Some of a previous email trail below ...

Cheers,
RossW
=====

At 12:35 PM 02/06/29 +0200, Raimar Falke wrote:
>On Fri, Jun 28, 2002 at 10:28:49PM +0100, Gregory Berkolaiko wrote:
>> I put in priority queue instead of bucket list and got a very significant 
>> improvement, from around 11sec to 7.9sec.  I think it is mostly because of 
>> huge memory allocations that were necessary to do bucket list.
>
>I have also restarted working on this. I also introduced a heap
>now. I'm currently fighting with a nice effect: the algo finds a
>shorter path to a tile. But this tile is in the heap and so the heap
>may become invalid. It has to be rebuilt. Took me quite some time to
>catch this.
>
>> Also, much to my surprise, when I put the lattice sizes to be the exact 
>> map sizes, as opposed to some power of 2, I also get good speed 
>> improvement.  Strange, I thought it is much faster to do x % 128 than to 
>> do x % 60...  Maybe my compiler does not optimize x % 128 to x | 127 ??
>
>gcc -S is your friend. But I'm sure that it does.
>
>> Or the memory allocation is that expensive??
>
>Could be. Maybe also cache trashing.
>
>> > You can avoid the multiplication by using a 2D array.
>
>I implemented this (and removed the hash). And it is quite painless:
>
>struct pf_map {
>  struct cell **cells;
>...
>};
>
>build up:
>
>  pf_map->cells = fc_malloc(sizeof(*pf_map->cells)*map.xsize);
>  for (x = 0; x < map.xsize; x++) {
>    pf_map->cells[x] = fc_malloc(sizeof(*pf_map->cells[x]) * map.ysize);
>    memset(pf_map->cells[x],0,sizeof(*pf_map->cells[x]) * map.ysize);
>  }
>
>accessing:
>
>static struct cell *get_cell(pf_map_t pf_map, int x, int y)
>{
>  struct cell *result=&pf_map->cells[x][y];
>...
>
>       Raimar
>
>-- 
> email: rf13@xxxxxxxxxxxxxxxxx
>  The trick is to keep breathing.
=====


Facts can really ruin a good logical argument :-).

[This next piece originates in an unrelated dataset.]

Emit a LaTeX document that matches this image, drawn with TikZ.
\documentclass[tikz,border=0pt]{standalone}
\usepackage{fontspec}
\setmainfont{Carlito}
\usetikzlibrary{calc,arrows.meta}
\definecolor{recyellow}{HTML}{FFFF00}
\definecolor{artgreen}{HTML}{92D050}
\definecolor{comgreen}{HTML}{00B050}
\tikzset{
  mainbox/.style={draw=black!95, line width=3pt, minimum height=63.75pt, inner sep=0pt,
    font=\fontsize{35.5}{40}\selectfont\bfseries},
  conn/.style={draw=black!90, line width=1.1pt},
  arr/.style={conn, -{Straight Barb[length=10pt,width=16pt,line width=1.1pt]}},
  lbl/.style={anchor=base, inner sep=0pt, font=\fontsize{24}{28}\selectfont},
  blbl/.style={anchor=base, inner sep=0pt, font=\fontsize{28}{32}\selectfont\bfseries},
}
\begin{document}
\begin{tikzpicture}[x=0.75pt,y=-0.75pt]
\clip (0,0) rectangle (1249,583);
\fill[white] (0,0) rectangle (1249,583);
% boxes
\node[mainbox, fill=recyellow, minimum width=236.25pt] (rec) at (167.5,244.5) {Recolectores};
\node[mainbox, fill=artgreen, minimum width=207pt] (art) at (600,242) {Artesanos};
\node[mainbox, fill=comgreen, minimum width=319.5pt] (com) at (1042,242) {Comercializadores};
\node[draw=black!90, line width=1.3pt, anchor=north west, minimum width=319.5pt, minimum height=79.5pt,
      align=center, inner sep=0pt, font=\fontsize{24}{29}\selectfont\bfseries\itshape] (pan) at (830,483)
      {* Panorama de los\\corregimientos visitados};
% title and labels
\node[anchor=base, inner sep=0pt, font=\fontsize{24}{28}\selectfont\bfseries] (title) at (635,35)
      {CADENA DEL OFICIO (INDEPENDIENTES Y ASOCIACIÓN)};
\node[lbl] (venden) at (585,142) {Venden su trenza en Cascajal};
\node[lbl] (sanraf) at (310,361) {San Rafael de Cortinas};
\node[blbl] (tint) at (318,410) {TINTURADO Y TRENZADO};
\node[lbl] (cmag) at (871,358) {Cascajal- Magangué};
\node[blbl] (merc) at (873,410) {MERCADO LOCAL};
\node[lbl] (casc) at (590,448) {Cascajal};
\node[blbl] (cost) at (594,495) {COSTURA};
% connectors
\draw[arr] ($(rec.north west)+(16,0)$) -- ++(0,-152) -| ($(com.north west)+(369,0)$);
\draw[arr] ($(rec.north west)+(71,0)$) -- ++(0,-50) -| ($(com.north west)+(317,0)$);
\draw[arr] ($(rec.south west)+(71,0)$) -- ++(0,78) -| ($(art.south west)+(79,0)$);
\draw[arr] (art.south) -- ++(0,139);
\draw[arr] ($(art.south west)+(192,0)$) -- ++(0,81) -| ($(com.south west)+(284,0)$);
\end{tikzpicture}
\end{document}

Your numbers are a case in point, so I had to poke around with things
to see what was going on. Below is a slightly modified version of your 
program that uses clock() to get the user+system CPU times as accurately
as possible.

I compiled `cc -O3 -o dynarr_00 dynarr_00.c". The assembly for this was
obtained by `cc -O3 -s dynarr_00.c". You will note that it inlined the
functions in main.

The sample times contradict your data and reinforce my argument. But 
the differences are incredibly subtle and thus my guess is that in a
real life programming example, there is lots of room for things to
change. These were run on a PIII-866. It is also interesting that we
both show that static is the worst which is really counter intuitive 
:-)

The inner loops in main run from L.76, L.95, L.116 and end at the 
next "jns" instruction in each case. One needs to look at the three 
branch targets above the loop and the two sections below the jns to 
see the code differences. The inner loops are all pretty much the 
same, i.e. optimized to register accesses.

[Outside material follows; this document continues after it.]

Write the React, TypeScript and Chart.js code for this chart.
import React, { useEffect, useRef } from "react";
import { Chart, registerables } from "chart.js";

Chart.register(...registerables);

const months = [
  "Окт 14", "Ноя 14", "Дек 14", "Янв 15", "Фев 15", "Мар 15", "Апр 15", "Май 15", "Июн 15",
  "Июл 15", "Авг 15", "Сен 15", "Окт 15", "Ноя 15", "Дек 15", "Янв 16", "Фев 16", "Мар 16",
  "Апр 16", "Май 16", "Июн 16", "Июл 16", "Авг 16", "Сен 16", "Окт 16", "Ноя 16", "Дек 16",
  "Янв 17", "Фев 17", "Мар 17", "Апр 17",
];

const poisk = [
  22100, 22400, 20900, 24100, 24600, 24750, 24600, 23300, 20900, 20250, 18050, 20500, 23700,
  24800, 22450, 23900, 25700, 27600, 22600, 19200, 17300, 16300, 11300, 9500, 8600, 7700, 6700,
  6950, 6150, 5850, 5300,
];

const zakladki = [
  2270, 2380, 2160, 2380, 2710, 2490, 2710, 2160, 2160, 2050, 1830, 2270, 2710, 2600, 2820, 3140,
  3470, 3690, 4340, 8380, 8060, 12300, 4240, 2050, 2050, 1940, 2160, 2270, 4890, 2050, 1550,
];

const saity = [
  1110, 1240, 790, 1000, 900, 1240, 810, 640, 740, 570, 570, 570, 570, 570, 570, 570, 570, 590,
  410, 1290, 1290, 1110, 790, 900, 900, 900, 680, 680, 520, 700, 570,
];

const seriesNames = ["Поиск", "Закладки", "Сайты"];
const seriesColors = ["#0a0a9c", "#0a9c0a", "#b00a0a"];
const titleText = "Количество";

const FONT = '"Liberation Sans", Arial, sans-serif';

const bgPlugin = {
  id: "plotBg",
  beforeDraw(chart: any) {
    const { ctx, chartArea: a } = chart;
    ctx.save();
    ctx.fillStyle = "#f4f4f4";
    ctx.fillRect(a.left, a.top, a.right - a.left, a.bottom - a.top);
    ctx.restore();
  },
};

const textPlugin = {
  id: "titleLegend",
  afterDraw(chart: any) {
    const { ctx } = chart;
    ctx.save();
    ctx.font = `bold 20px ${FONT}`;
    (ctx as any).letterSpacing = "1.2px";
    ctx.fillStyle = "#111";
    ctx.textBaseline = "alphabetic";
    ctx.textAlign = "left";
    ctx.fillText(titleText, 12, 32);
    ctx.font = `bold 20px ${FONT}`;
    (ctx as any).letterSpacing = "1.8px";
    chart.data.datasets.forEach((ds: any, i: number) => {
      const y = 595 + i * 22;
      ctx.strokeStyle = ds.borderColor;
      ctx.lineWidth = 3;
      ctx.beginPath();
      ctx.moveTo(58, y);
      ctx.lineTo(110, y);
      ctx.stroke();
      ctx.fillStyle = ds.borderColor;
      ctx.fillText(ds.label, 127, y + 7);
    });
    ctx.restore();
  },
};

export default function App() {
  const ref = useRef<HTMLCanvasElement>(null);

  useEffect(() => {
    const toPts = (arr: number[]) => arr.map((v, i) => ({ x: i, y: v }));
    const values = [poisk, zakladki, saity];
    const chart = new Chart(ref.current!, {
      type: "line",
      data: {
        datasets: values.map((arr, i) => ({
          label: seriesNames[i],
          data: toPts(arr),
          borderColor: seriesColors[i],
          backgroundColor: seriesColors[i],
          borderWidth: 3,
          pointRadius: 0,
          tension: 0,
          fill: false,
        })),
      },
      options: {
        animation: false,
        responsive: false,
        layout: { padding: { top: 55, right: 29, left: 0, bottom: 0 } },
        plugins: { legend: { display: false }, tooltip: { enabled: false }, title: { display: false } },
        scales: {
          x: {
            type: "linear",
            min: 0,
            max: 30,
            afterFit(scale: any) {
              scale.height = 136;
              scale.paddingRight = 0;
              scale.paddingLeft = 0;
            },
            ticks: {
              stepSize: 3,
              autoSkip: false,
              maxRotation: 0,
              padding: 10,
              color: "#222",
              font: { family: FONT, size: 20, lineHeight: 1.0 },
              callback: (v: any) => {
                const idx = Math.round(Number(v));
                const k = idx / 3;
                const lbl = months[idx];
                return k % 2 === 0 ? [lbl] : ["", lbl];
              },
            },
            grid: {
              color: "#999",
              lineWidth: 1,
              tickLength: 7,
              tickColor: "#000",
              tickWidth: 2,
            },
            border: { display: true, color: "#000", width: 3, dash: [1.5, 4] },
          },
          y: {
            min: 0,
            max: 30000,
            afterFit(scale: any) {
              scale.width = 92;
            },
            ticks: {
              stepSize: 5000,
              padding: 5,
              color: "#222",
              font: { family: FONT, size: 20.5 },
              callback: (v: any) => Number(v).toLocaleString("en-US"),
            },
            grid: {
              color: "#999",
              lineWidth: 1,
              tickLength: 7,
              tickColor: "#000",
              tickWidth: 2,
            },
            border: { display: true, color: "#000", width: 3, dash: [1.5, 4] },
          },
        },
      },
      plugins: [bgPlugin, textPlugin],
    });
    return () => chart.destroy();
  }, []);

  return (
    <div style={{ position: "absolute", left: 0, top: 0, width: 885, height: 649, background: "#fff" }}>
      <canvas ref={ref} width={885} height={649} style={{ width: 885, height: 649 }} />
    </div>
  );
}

Note that no one ever really does a multiply which sort of puts a hole
in your argument. Array index computations really are heavily optimized.

The subtle difference between static and indexed is that static does
a memory lookup at the outer loop entry, whereas the indexed version
uses the edi register value. There is an inc and compare that uses
memory at the bottom of the indexed loop, but it too is accessing the 
stack (ebp) which is virtually always cached and thus runs at 
register speeds. Intel chips all use the stack as a big register
cache which in the RISC-CISC wars largely nullified the RISC claims
of performance benefit from loads of on chip registers. Intel used
the chip resources to do other optimizations which won that war for
them :-). Although the compare nominally "reads" memory. if you think 
about it, the value read and inc'd is probably still in the chip 
pipeline and thus won't really be refetched. You could probably add a 
"volatile" attribute somewhere to force things to always refetch real 
memory values if you want to experiment. 

I'm actually at a loss to understand just what is different between a
stack access in the outer loop jump code at top or bottom unless it 
is the fact that you need the %ebx register two instructions down from 
the top and its value may not be available to the pipeline if it was a 
memory vs register access causing a pipeline stall for a cycle or so.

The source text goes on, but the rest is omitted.